Monday, July 19, 2010

Not Mad About Mad Cow Adventures

Going Bovine
by Libba Bray
New York: Delacorte Press, 2009.
480 p. ; 22 cm.

All right, this book garnered great praise and won the 2010 Printz Award - but... I just couldn't lose myself in this overwrought book. The back of the book offers breathless comparisons to Catcher in the Rye and predicts that it may well become a cult classic. I don't think so. It's hard to put my finger on what I don't like about this book, but perhaps a few excerpts will illustrate:

"'Who the heck is Don Quicks-oat?' That's what Chet King wants to know.
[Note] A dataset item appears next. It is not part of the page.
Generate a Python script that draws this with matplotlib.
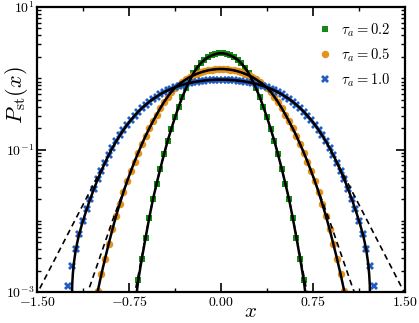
import numpy as np
import matplotlib
matplotlib.use("Agg")
import matplotlib.pyplot as plt
from matplotlib.ticker import FixedLocator, FixedFormatter, NullFormatter

plt.rcParams["mathtext.fontset"] = "cm"
plt.rcParams["font.family"] = "serif"
plt.rcParams["font.serif"] = ["DejaVu Serif"]

labels = [r"$\tau_a = 0.2$", r"$\tau_a = 0.5$", r"$\tau_a = 1.0$"]
colors = ["#138a13", "#e8921e", "#1f5cc4"]

# histogram bin centres (bin width 0.03)
x_g = np.arange(-0.675, 0.68, 0.03)
x_o = np.arange(-1.005, 1.01, 0.03)
x_b = np.arange(-1.245, 1.25, 0.03)

# log10 P_st of the simulation histograms
logp_g = [-2.83, -2.53, -2.24, -1.96, -1.70, -1.48, -1.27, -1.07, -0.88, -0.71, -0.55, -0.40,
          -0.26, -0.14, -0.03, 0.07, 0.15, 0.21, 0.26, 0.295, 0.32, 0.34, 0.35,
          0.35, 0.34, 0.32, 0.295, 0.26, 0.21, 0.15, 0.07, -0.03, -0.14, -0.26, -0.40,
          -0.55, -0.71, -0.88, -1.07, -1.27, -1.48, -1.70, -1.96, -2.24, -2.53, -2.83]
logp_o = [-2.99, -2.75, -2.53, -2.32, -2.12, -1.93, -1.76, -1.595, -1.445, -1.305, -1.17,
          -1.045, -0.925, -0.81, -0.705, -0.605, -0.51, -0.42, -0.335, -0.26, -0.19, -0.135,
          -0.09, -0.05, -0.015, 0.016, 0.041, 0.063, 0.082, 0.098, 0.111, 0.12, 0.126, 0.13,
          0.13, 0.126, 0.12, 0.111, 0.098, 0.082, 0.063, 0.041, 0.016, -0.015, -0.05, -0.09,
          -0.135, -0.19, -0.26, -0.335, -0.42, -0.51, -0.605, -0.705, -0.81, -0.925, -1.045,
          -1.17, -1.305, -1.445, -1.595, -1.76, -1.93, -2.12, -2.32, -2.53, -2.75, -2.99]
logp_b = [-2.91, -2.63, -2.39, -2.18, -2.00, -1.84, -1.69, -1.55, -1.42, -1.30, -1.185,
          -1.077, -0.978, -0.887, -0.803, -0.725, -0.652, -0.587, -0.526, -0.47, -0.419,
          -0.373, -0.33, -0.292, -0.257, -0.225, -0.196, -0.171, -0.148, -0.127, -0.109,
          -0.093, -0.078, -0.066, -0.055, -0.046, -0.039, -0.032, -0.027, -0.024, -0.021, -0.02,
          -0.02, -0.021, -0.024, -0.027, -0.032, -0.039, -0.046, -0.055, -0.066, -0.078,
          -0.093, -0.109, -0.127, -0.148, -0.171, -0.196, -0.225, -0.257, -0.292, -0.33,
          -0.373, -0.419, -0.47, -0.526, -0.587, -0.652, -0.725, -0.803, -0.887, -0.978,
          -1.077, -1.185, -1.30, -1.42, -1.55, -1.69, -1.84, -2.00, -2.18, -2.39, -2.63, -2.91]

# solid lines (theory): same as histograms in the bulk, own tails
xs_g = np.concatenate(([-0.69], x_g, [0.69]))
ls_g = [-3.05, -2.84] + logp_g[1:-1] + [-2.84, -3.05]
xs_o = np.concatenate(([-1.012], x_o, [1.012]))
ls_o = [-3.05] + logp_o + [-3.05]
xs_b = np.concatenate(([-1.2165, -1.213, -1.208, -1.2, -1.185, -1.17], x_b[3:-3],
                       [1.17, 1.185, 1.2, 1.208, 1.213, 1.2165]))
ls_b = [-3.3, -2.9, -2.75, -2.60, -2.42, -2.29] + logp_b[3:-3] + [-2.29, -2.42, -2.60, -2.75, -2.9, -3.3]

# dashed lines (approximation): coincide in the bulk, fatter tails
xd_g = np.concatenate(([-0.71], x_g, [0.71]))
ld_g = [-3.08, -2.77, -2.50, -2.22] + logp_g[3:-3] + [-2.22, -2.50, -2.77, -3.08]
xd_o = np.concatenate(([-1.125, -1.095, -1.065, -1.035], x_o, [1.035, 1.065, 1.095, 1.125]))
ld_o = ([-3.2, -3.04, -2.90, -2.75, -2.60, -2.45, -2.30, -2.15, -2.00, -1.86, -1.72, -1.585, -1.44]
        + logp_o[9:-9]
        + [-1.44, -1.585, -1.72, -1.86, -2.00, -2.15, -2.30, -2.45, -2.60, -2.75, -2.90, -3.04, -3.2])
xd_b = np.concatenate(([-1.515, -1.485, -1.455, -1.425, -1.395, -1.365, -1.335, -1.305, -1.275], x_b,
                       [1.275, 1.305, 1.335, 1.365, 1.395, 1.425, 1.455, 1.485, 1.515]))
ld_b = ([-3.075, -2.975, -2.875, -2.775, -2.675, -2.575, -2.475, -2.375, -2.275, -2.175,
         -2.075, -1.975, -1.875, -1.775, -1.675, -1.575, -1.475, -1.375, -1.275, -1.175]
        + logp_b[11:-11]
        + [-1.175, -1.275, -1.375, -1.475, -1.575, -1.675, -1.775, -1.875, -1.975, -2.075,
           -2.175, -2.275, -2.375, -2.475, -2.575, -2.675, -2.775, -2.875, -2.975, -3.075])

fig = plt.figure(figsize=(4.19, 3.23), dpi=100)
ax = fig.add_axes([37 / 419, 1 - 292 / 323, 368 / 419, 285 / 323])

ax.plot(x_g, 10 ** np.array(logp_g), "s", color=colors[0], ms=5.0, mew=0, label=labels[0], zorder=2)
ax.plot(x_o, 10 ** np.array(logp_o), "o", color=colors[1], ms=5.4, mew=0, label=labels[1], zorder=2)
ax.plot(x_b, 10 ** np.array(logp_b), "X", color=colors[2], ms=5.8, mew=0, label=labels[2], zorder=2)

for xd, ld in [(xd_g, ld_g), (xd_o, ld_o), (xd_b, ld_b)]:
    ax.plot(xd, 10 ** np.array(ld), color="k", lw=1.2, ls=(0, (3.5, 2.5)), zorder=3)
for xs, ls in [(xs_g, ls_g), (xs_o, ls_o), (xs_b, ls_b)]:
    ax.plot(xs, 10 ** np.array(ls), color="k", lw=1.8, zorder=4)

ax.set_yscale("log")
ax.set_xlim(-1.5, 1.5)
ax.set_ylim(1e-3, 1e1)

ax.xaxis.set_major_locator(FixedLocator([-1.5, -0.75, 0.0, 0.75, 1.5]))
ax.xaxis.set_major_formatter(FixedFormatter([r"$-1.50$", r"$-0.75$", r"$0.00$", r"$0.75$", r"$1.50$"]))
ax.xaxis.set_minor_locator(FixedLocator([-1.125, -0.375, 0.375, 1.125]))
ax.yaxis.set_major_locator(FixedLocator([1e-3, 1e-1, 1e1]))
ax.yaxis.set_major_formatter(FixedFormatter([r"$10^{-3}$", r"$10^{-1}$", r"$10^{1}$"]))
yminor = [k * 10.0 ** n for n in range(-3, 1) for k in range(1, 10) if not (k == 1 and n in (-3, -1))]
ax.yaxis.set_minor_locator(FixedLocator(yminor))
ax.yaxis.set_minor_formatter(NullFormatter())

ax.tick_params(which="both", direction="in", top=True, right=True, labelsize=10, pad=2)
ax.tick_params(which="major", length=6.5, width=1.2)
ax.tick_params(which="minor", length=3.2, width=1.0)
for sp in ax.spines.values():
    sp.set_linewidth(1.6)

ax.set_xlabel(r"$x$", fontsize=15)
ax.xaxis.set_label_coords(0.58, -0.035)
ax.set_ylabel(r"$P_{\mathrm{st}}(x)$", fontsize=16)
ax.yaxis.set_label_coords(-0.02, 0.69)

ax.legend(loc="upper right", frameon=False, fontsize=10.5, handlelength=1.0,
          handletextpad=0.6, labelspacing=0.5, borderaxespad=0.6)

fig.savefig("out.png", dpi=100)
It's early February, six weeks into the new semester, and we're in English class, which for most of us is an excruciating exercise in staying awake through the great classics of literature. These works - groundbreaking, incendiary, timeless - have been pureed by the curriculum monsters into a digestible pabulum of themes and factoids we can spew back on a test. Scoring well on tests is the sort of happy thing that gets the school district the greenbacks they crave...." (p.6)
***
"After some minor league pleading with Mom, she agrees to let me take the Turdmobile, her crap-brown box of a car. It's ugly but it runs, and it's better than the bus when you're late. All down the block, the lawns are alive with men on riding mowers. They gallop across their yards, whipping them into shape, in control of those few square feet of ground. All hail the suburban action heroes!" (p.39)
I just don't buy it. The voice is of an adult writing as if a teen. I think what made Catcher in the Rye so unbelievably great, was its pure originality. There's nothing about this character that's original. He's cynical about school, jocks, and suburbia...yeah? A real cult classic will have a protagonist who loves suburbia and who's school is both inspirational and dull and complicated - now that I will get my attention.

The plot of the story is creative and original, though, featuring the hero who is literally losing his mind to mad cow disease. Is the narrative real or in his head? For this the book deserves great praise, in that it's action puts you very much inside the mind of someone who's mind is disintegrating and becoming increasingly unreliable.

My experience with this book is that it just doesn't circulate all that much, and the several kids who checked it out did not recommend it, alas.